Learning mixed connector architectures from recent designs

Recent systems increasingly mix BNC, SMA, and other interfaces deliberately. The connector choice reflects mechanical constraints, accessibility, or legacy compatibility—not electrical ignorance.

What makes these designs work is clear impedance zoning. RF paths stay RF. Video paths stay video. Transitions are explicit, not accidental.

When teams want a broader framing for these mixed systems, references like the Coaxial Cable Ultimate Guide (linked earlier in the hub) tend to be more useful than isolated connector datasheets.

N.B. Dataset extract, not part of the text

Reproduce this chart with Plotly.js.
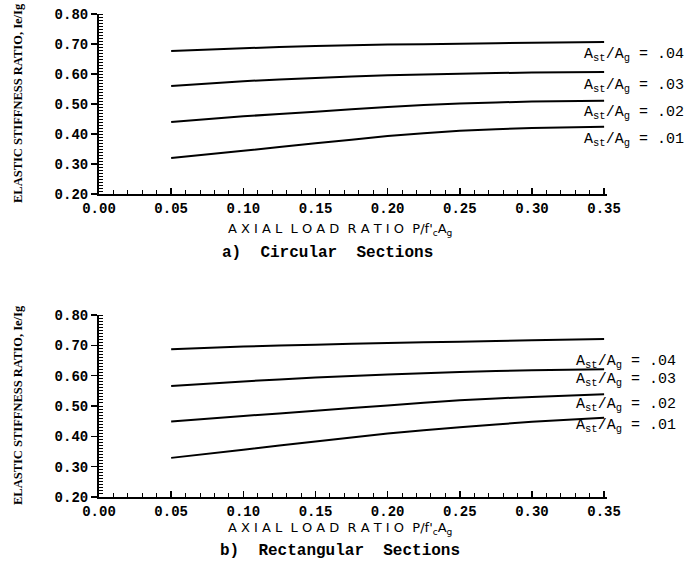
<!DOCTYPE html>
<html>
<head>
<meta charset="utf-8">
<script src="https://cdn.plot.ly/plotly-3.0.1.min.js"></script>
<style>html,body{margin:0;padding:0;background:#fff;}#chart{width:700px;height:564px;}</style>
</head>
<body>
<div id="chart"></div>
<script>
// Axial load ratio P/f'c Ag
const axialLoad = [0.05, 0.10, 0.15, 0.20, 0.25, 0.30, 0.35];

// a) Circular sections: Ie/Ig
const circ01 = [0.320, 0.344, 0.369, 0.393, 0.411, 0.420, 0.424];
const circ02 = [0.440, 0.459, 0.474, 0.490, 0.502, 0.508, 0.511];
const circ03 = [0.560, 0.576, 0.587, 0.596, 0.601, 0.605, 0.607];
const circ04 = [0.677, 0.686, 0.693, 0.698, 0.701, 0.704, 0.707];

// b) Rectangular sections: Ie/Ig
const rect01 = [0.329, 0.356, 0.383, 0.409, 0.430, 0.448, 0.461];
const rect02 = [0.449, 0.467, 0.484, 0.502, 0.519, 0.530, 0.539];
const rect03 = [0.566, 0.581, 0.594, 0.604, 0.612, 0.618, 0.621];
const rect04 = [0.687, 0.696, 0.702, 0.708, 0.712, 0.717, 0.721];

const ratioLabels = ['.01', '.02', '.03', '.04'];
const xTickVals = [0.00, 0.05, 0.10, 0.15, 0.20, 0.25, 0.30, 0.35];
const xTickText = ['0.00', '0.05', '0.10', '0.15', '0.20', '0.25', '0.30', '0.35'];
const yTickVals = [0.20, 0.30, 0.40, 0.50, 0.60, 0.70, 0.80];
const yTickText = ['0.20', '0.30', '0.40', '0.50', '0.60', '0.70', '0.80'];

const circSeries = [circ01, circ02, circ03, circ04];
const rectSeries = [rect01, rect02, rect03, rect04];

const lineStyle = {color: '#000', width: 2, shape: 'spline', smoothing: 0.5};
const traces = [];
circSeries.forEach((ys, i) => traces.push({x: axialLoad, y: ys, xaxis: 'x', yaxis: 'y', mode: 'lines', line: lineStyle, name: ratioLabels[i], showlegend: false, hoverinfo: 'skip'}));
rectSeries.forEach((ys, i) => traces.push({x: axialLoad, y: ys, xaxis: 'x2', yaxis: 'y2', mode: 'lines', line: lineStyle, name: ratioLabels[i], showlegend: false, hoverinfo: 'skip'}));

const tickFont = {family: 'Liberation Mono', size: 14, color: '#000', weight: 'bold'};
function xAxis(dom, anchor) {
  return {domain: dom, anchor: anchor, range: [0, 0.352], tickmode: 'array', tickvals: xTickVals, ticktext: xTickText,
    ticks: 'inside', ticklen: 6, tickwidth: 1.5, tickcolor: '#000', showline: true, linecolor: '#000', linewidth: 2,
    showgrid: false, zeroline: false, tickfont: tickFont,
    minor: {dtick: 0.01, ticks: 'inside', ticklen: 4, tickcolor: '#000', tickwidth: 1, showgrid: false}};
}
function yAxis(dom, anchor) {
  return {domain: dom, anchor: anchor, range: [0.2, 0.8], tickmode: 'array', tickvals: yTickVals, ticktext: yTickText,
    ticks: 'outside', ticklen: 6, tickwidth: 1.5, tickcolor: '#000', showline: true, linecolor: '#000', linewidth: 2,
    showgrid: false, zeroline: false, tickfont: tickFont,
    minor: {dtick: 0.01, ticks: 'inside', ticklen: 4, tickcolor: '#000', tickwidth: 1, showgrid: false}};
}

const W = 700, H = 564;
const xDom = [99 / W, 607 / W];
const yDomTop = [1 - 194 / H, 1 - 14 / H];
const yDomBot = [1 - 497 / H, 1 - 315 / H];

const annots = [];
const labelFont = {family: 'Liberation Mono', size: 15, color: '#000'};
const topLabelY = [0.38, 0.47, 0.56, 0.663];
const botLabelY = [0.433, 0.504, 0.586, 0.646];
ratioLabels.forEach((r, i) => {
  annots.push({xref: 'paper', yref: 'y', x: 582 / W, y: topLabelY[i], xanchor: 'left', yanchor: 'middle', showarrow: false,
    text: 'A<sub>st</sub>/A<sub>g</sub> = ' + r, font: labelFont});
  annots.push({xref: 'paper', yref: 'y2', x: 574 / W, y: botLabelY[i], xanchor: 'left', yanchor: 'middle', showarrow: false,
    text: 'A<sub>st</sub>/A<sub>g</sub> = ' + r, font: labelFont});
});
const ytitleFont = {family: 'Liberation Serif', size: 12.5, color: '#000', weight: 'bold'};
annots.push({xref: 'paper', yref: 'paper', x: 18 / W, y: 1 - 103 / H, textangle: -90, showarrow: false, xanchor: 'center', yanchor: 'middle',
  text: 'ELASTIC STIFFNESS RATIO, Ie/Ig', font: ytitleFont});
annots.push({xref: 'paper', yref: 'paper', x: 18 / W, y: 1 - 405 / H, textangle: -90, showarrow: false, xanchor: 'center', yanchor: 'middle',
  text: 'ELASTIC STIFFNESS RATIO, Ie/Ig', font: ytitleFont});
const xtitleFont = {family: 'DejaVu Sans', size: 13, color: '#000'};
annots.push({xref: 'paper', yref: 'paper', x: 340 / W, y: 1 - 229 / H, showarrow: false, xanchor: 'center', yanchor: 'middle',
  text: 'A X I A L  L O A D  R A T I O  P/f\'<sub>c</sub>A<sub>g</sub>', font: xtitleFont});
annots.push({xref: 'paper', yref: 'paper', x: 340 / W, y: 1 - 528 / H, showarrow: false, xanchor: 'center', yanchor: 'middle',
  text: 'A X I A L  L O A D  R A T I O  P/f\'<sub>c</sub>A<sub>g</sub>', font: xtitleFont});
const capFont = {family: 'Liberation Mono', size: 16, color: '#000', weight: 'bold'};
annots.push({xref: 'paper', yref: 'paper', x: 327 / W, y: 1 - 253 / H, showarrow: false, xanchor: 'center', yanchor: 'middle',
  text: 'a)  Circular  Sections', font: capFont});
annots.push({xref: 'paper', yref: 'paper', x: 340 / W, y: 1 - 551 / H, showarrow: false, xanchor: 'center', yanchor: 'middle',
  text: 'b)  Rectangular  Sections', font: capFont});

const layout = {
  width: W, height: H, margin: {l: 0, r: 0, t: 0, b: 0},
  paper_bgcolor: '#fff', plot_bgcolor: '#fff', showlegend: false,
  xaxis: xAxis(xDom, 'y'), yaxis: yAxis(yDomTop, 'x'),
  xaxis2: xAxis(xDom, 'y2'), yaxis2: yAxis(yDomBot, 'x2'),
  annotations: annots
};
Plotly.newPlot('chart', traces, layout, {staticPlot: true, displayModeBar: false});
</script>
</body>
</html>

How do you bake 50 ohm BNC cable rules into your team’s design standards?

Marking 50 Ω RF segments vs 75 Ω video segments early

Most cable mistakes happen after the system diagram is “finished.”

A simple habit helps: explicitly label 50 Ω RF paths and 75 Ω video paths in early block diagrams. Don’t rely on connector icons alone. Write the impedance.

This single annotation prevents a surprising number of downstream assumptions.

Adding BNC cabling checkpoints to design reviews

One review question goes a long way:

“Are all BNC paths in this design intentionally 50 Ω or 75 Ω?”

If the answer isn’t obvious, the design isn’t ready.

Teams that add this checkpoint to RF design reviews catch cable issues before hardware exists—when fixes are cheap.

Linking back to internal RG and connector knowledge

Cable decisions rarely stand alone. They connect to RG family behavior, connector transitions, and adapter choices.

That’s why many teams maintain internal links between documents like an RG cable overview, connector guides, and adapter selection notes. When a 50 ohm bnc cable choice points back to something like RG316 behavior, having that context one click away prevents guesswork.

Frequently Asked Questions

Can I use a 50 ohm BNC cable on a scope with a 1 MΩ input?

Yes. In 1 MΩ mode, the cable’s impedance is less critical. Switch the scope to 50 Ω termination, and the cable becomes part of the measurement system.

What is the practical difference between a 50 ohm BNC cable and a 75 ohm BNC video cable?

Impedance and intended system behavior. RF test systems assume 50 Ω. Video and camera systems assume 75 Ω. Mixing them introduces reflections and measurement uncertainty.

How long can a 50 ohm BNC cable be before loss becomes a problem at 1 GHz?

Often shorter than expected. Around 1 meter is a common tipping point, depending on cable family. The decision table in Part 2 provides a first-pass check.

Is it safe to mix 50 ohm and 75 ohm BNC cables in the same signal chain?

Only for temporary or low-frequency use. Avoid mixing in calibrated paths, production fixtures, or swept-frequency measurements.

Which RG cable types are most common behind 50 ohm BNC connectors?

RG58, RG223, and RG316 are the most common. Each trades flexibility, loss, and temperature tolerance differently.

Do I need low-loss or phase-stable BNC test cables for everyday lab work?

Not always. They make sense for high-frequency, long-run, or phase-sensitive measurements. Discipline in impedance control matters more than premium cables alone.

How often should 50 ohm BNC test cables be inspected or replaced in production?

Inspection should be routine. Replacement is best based on insertion cycles, visible wear, or drift history—not calendar time.

Final note

A 50 ohm BNC cable rarely causes spectacular failures.

It causes quiet ones—small shifts that feel like noise, until they stack up.

Treating the cable as part of the measurement system, rather than a disposable accessory, is usually enough to stop those problems before they start.